_STATED PROBLEM:_ Count every line that holds the string "this", and report the number alone.

#### RECORD EXCERPTS ####

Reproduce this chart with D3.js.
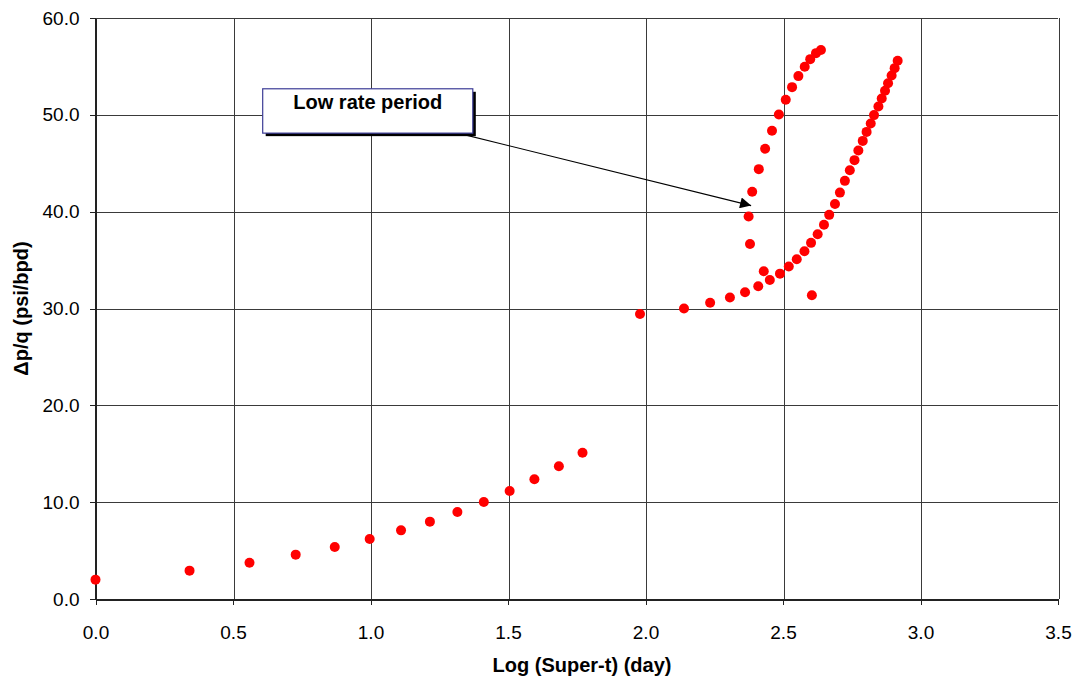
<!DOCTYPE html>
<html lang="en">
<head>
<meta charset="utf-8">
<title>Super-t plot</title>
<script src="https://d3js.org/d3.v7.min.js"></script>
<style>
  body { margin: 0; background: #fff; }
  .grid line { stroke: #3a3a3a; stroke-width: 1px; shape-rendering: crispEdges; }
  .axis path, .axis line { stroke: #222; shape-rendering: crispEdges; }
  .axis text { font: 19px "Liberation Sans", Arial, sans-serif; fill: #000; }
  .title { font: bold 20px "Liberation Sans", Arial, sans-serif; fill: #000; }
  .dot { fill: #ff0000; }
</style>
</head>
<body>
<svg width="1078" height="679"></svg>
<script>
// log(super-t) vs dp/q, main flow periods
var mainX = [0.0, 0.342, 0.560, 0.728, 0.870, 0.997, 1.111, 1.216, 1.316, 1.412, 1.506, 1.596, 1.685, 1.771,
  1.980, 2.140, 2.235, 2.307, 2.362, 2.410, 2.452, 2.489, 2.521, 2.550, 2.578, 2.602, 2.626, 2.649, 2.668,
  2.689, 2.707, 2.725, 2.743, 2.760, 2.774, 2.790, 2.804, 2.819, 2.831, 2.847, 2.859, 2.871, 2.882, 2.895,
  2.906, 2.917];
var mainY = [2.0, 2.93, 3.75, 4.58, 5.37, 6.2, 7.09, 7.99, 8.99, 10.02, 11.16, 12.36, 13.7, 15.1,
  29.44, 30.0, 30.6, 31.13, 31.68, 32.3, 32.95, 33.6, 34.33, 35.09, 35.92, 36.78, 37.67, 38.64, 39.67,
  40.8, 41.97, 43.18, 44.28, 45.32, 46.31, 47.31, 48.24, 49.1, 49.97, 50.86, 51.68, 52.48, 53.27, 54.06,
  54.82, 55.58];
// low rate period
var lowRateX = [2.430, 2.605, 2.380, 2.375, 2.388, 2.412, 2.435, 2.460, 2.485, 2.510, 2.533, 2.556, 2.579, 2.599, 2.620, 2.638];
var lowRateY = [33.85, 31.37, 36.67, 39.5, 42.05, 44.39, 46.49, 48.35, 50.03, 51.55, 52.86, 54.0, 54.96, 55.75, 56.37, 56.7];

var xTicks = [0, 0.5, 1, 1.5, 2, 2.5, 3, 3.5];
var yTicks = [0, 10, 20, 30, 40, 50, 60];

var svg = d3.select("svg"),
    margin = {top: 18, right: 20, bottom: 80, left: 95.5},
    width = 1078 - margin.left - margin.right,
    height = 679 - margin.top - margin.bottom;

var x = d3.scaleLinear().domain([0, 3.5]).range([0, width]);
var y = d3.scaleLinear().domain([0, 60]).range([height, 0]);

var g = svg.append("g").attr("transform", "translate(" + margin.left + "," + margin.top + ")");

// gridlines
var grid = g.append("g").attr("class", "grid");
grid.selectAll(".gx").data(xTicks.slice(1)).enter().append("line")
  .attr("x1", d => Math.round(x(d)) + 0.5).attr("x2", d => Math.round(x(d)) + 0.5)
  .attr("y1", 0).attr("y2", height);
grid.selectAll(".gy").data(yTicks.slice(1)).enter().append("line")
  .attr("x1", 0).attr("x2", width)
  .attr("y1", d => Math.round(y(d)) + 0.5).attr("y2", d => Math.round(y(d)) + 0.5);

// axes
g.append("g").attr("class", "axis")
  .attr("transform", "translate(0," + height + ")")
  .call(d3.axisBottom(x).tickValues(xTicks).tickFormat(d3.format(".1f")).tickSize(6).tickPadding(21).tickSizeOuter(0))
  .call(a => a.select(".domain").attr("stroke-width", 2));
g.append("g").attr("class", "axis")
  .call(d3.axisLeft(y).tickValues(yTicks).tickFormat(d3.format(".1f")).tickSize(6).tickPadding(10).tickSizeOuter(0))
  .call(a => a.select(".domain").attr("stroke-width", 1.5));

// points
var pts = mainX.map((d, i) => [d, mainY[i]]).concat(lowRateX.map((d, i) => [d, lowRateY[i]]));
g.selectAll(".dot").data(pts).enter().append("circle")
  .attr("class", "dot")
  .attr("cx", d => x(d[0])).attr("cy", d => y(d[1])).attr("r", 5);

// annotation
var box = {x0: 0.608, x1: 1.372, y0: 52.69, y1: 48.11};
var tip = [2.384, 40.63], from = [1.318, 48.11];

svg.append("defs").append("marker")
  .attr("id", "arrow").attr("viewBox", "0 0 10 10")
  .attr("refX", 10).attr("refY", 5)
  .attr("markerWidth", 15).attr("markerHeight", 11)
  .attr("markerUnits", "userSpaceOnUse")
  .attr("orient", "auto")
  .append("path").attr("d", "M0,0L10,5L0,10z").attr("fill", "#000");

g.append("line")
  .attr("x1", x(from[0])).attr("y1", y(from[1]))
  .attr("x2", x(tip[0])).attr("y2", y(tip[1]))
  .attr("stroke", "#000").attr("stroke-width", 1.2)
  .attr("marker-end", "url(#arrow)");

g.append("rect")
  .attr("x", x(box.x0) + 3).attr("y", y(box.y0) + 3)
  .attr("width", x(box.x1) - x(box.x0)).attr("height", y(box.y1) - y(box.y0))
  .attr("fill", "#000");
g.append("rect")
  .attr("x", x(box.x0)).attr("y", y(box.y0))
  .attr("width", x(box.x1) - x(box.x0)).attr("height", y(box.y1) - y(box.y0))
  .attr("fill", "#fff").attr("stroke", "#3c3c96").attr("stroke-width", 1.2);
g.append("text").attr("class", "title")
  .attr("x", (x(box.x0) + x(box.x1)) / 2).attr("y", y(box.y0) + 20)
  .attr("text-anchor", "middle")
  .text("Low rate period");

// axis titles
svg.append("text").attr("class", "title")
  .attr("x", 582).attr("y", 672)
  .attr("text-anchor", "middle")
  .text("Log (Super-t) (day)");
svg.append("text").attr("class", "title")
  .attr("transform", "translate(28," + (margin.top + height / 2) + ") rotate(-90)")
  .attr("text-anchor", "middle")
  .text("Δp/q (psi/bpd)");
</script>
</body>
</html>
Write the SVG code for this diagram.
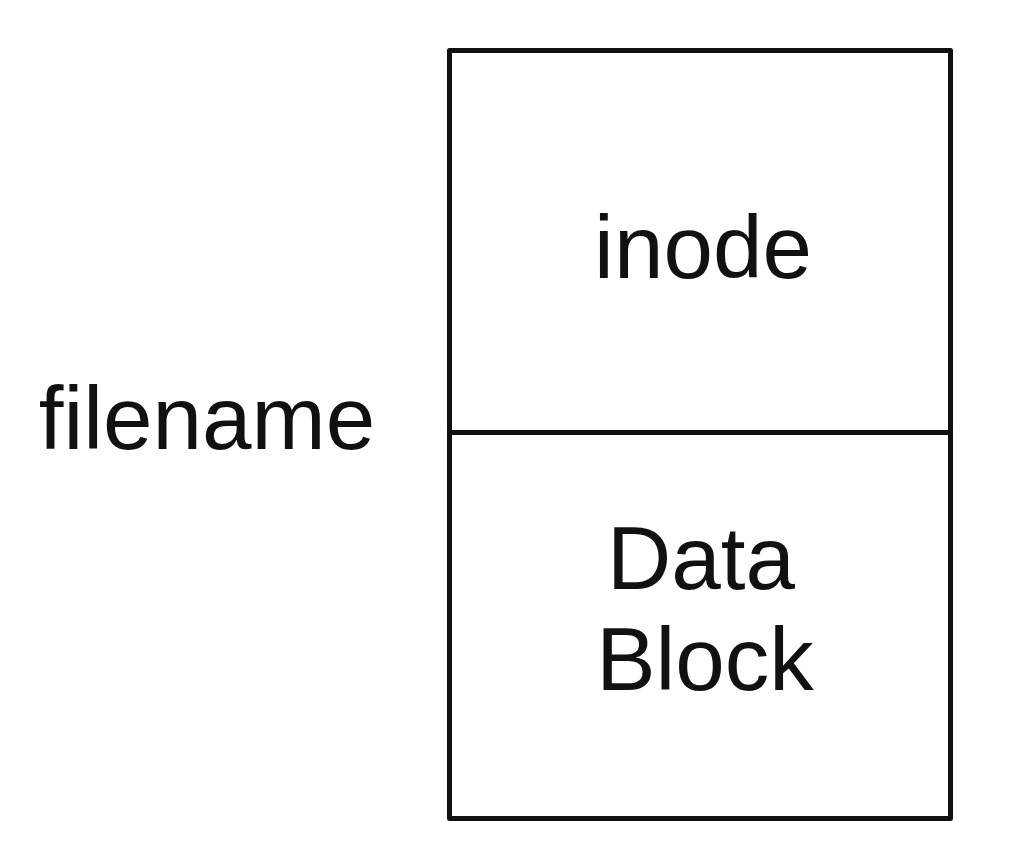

####

_WRITTEN RESPONSE:_ 2